Carmit Hazay
Bar-Ilan University

David Heath
University of Illinois Urbana-Champaign

Vladimir Kolesnikov
Georgia Institute of Technology

Muthuramakrishnan Venkitasubramaniam
Ligero Inc.

Yibin Yang
Georgia Institute of Technology

Keywords: Zero-Knowledge, Disjunctions, and VOLE-Based ZK.

Abstract

In the Zero-Knowledge Proof (ZKP) of a disjunctive statement, P and V agree on B fan-in 2 circuits C₀, ..., C_B-1 over a field F; each circuit has n_in inputs, n_x multiplications, and one output. P’s goal is to demonstrate the knowledge of a witness (id ∈ [B], w ∈ F^n_in), s.t. C_id(w) = 0 where neither w nor id is revealed. Disjunctive statements are effective, for example, in implementing ZKP based on sequential execution of CPU steps.

This paper studies ZKP (of knowledge) protocols over disjunctive statements based on Vector OLE. Denoting by λ the statistical security parameter and let ρ = max{log |F|, λ}, the previous state-of-the-art protocol Robin (Yang et al.
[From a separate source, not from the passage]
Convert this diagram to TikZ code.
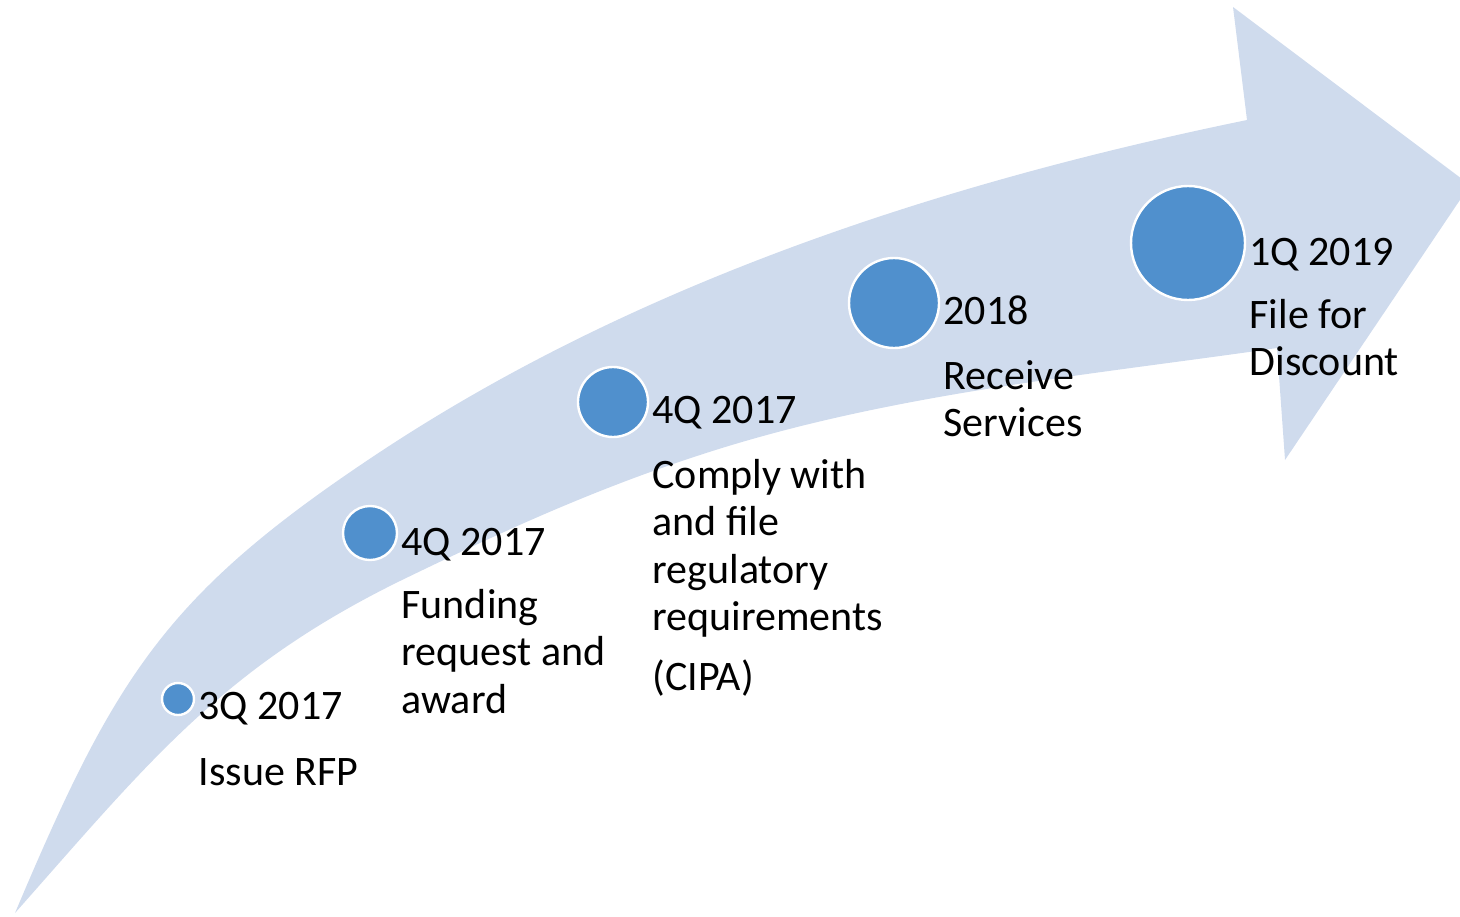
\documentclass[tikz,border=0pt]{standalone}
\usepackage{fontspec}
\setmainfont{Carlito}
\usetikzlibrary{positioning}

\definecolor{bandblue}{RGB}{207,219,237}
\definecolor{dotblue}{RGB}{80,144,205}

% lines of a milestone text, baseline on the first one
\newcommand{\stepnote}[1]{\begin{tabular}[t]{@{}l@{}}#1\end{tabular}}

\tikzset{
  dot/.style  = {circle, fill=dotblue, draw=white, line width=1.2pt,
                 inner sep=0pt},
  when/.style = {anchor=base west, inner sep=0pt,
                 font=\fontsize{21}{23.75}\selectfont},
  what/.style = {when}
}

\begin{document}
\begin{tikzpicture}[x=0.5pt, y=-0.5pt]
  \useasboundingbox (0,0) rectangle (1460,916);
  \clip (0,0) rectangle (1460,916);

  % the curved arrow
  \fill[bandblue] (15,913)
    .. controls (116,674) and (166,593) .. (383,450)
    .. controls (640,281) and (945,182) .. (1247,120)
    -- (1233,7) -- (1470,185) -- (1285,460) -- (1277,348)
    .. controls (1083,376) and (886,394) .. (700,455)
    .. controls (595,489) and (501,532) .. (402,580)
    .. controls (222,668) and (148,763) .. (15,913)
    -- cycle;

  % milestones
  \node[dot, minimum size=16pt] (c1) at (178,699) {};
  \node[dot, minimum size=27pt] (c2) at (370,533) {};
  \node[dot, minimum size=35pt] (c3) at (613,402) {};
  \node[dot, minimum size=45pt] (c4) at (894,303) {};
  \node[dot, minimum size=57pt] (c5) at (1188,243) {};

  \node[when, xshift=1.5pt, yshift=-10pt] (t1) at (c1.east) {3Q 2017};
  \node[what, yshift=-33pt] (d1) at (t1.base west) {Issue RFP};

  \node[when, xshift=1.5pt, yshift=-11pt] (t2) at (c2.east) {4Q 2017};
  \node[what, yshift=-31.5pt] (d2) at (t2.base west)
    {\stepnote{Funding\\request and\\award}};

  \node[when, xshift=1.5pt, yshift=-10.5pt] (t3) at (c3.east) {4Q 2017};
  \node[what, yshift=-32.5pt] (d3) at (t3.base west)
    {\stepnote{Comply with\\and file\\regulatory\\requirements}};
  \node[what, yshift=-101pt] (d3b) at (d3.base west) {(CIPA)};

  \node[when, xshift=1.5pt, yshift=-10.5pt] (t4) at (c4.east) {2018};
  \node[what, yshift=-32.5pt] (d4) at (t4.base west)
    {\stepnote{Receive\\Services}};

  \node[when, xshift=1.5pt, yshift=-11pt] (t5) at (c5.east) {1Q 2019};
  \node[what, yshift=-31.5pt] (d5) at (t5.base west)
    {\stepnote{File for\\Discount}};
\end{tikzpicture}
\end{document}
CCS' 23) required (n_in + 3n_x)log |F| + O(ρB) bits of communication with O(1) rounds, and Mac'n'Cheese (Baum et al. CRYPTO' 21) required (n_in + n_x)log |F| + 2n_xρ + O(ρ log B) bits of communication with O(log B) rounds, both in the VOLE-hybrid model.

Our novel protocol LogRobin++ achieves the same functionality at the cost of (n_in + n_x)log |F| + O(ρ log B) bits of communication with O(1) rounds in the VOLE-hybrid model. Crucially, LogRobin++ takes advantage of two new techniques — (1) an O(log B)-overhead approach to prove in ZK that an IT-MAC commitment vector contains a zero; and (2) the realization of VOLE-based ZK over a disjunctive statement, where P commits only to w and multiplication outputs of C_id(w) (as opposed to prior work where P commits to w and all three wires that are associated with each multiplication gate).

We implemented LogRobin++ over Boolean (i.e., F₂) and arithmetic (i.e., F_2⁶¹-1) fields. In our experiments, including the cost of generating VOLE correlations, LogRobin++ achieved up to 170× optimization over Robin in communication, resulting in up to 7× (resp. 3×) wall-clock time improvements in a WAN-like (resp. LAN-like) setting.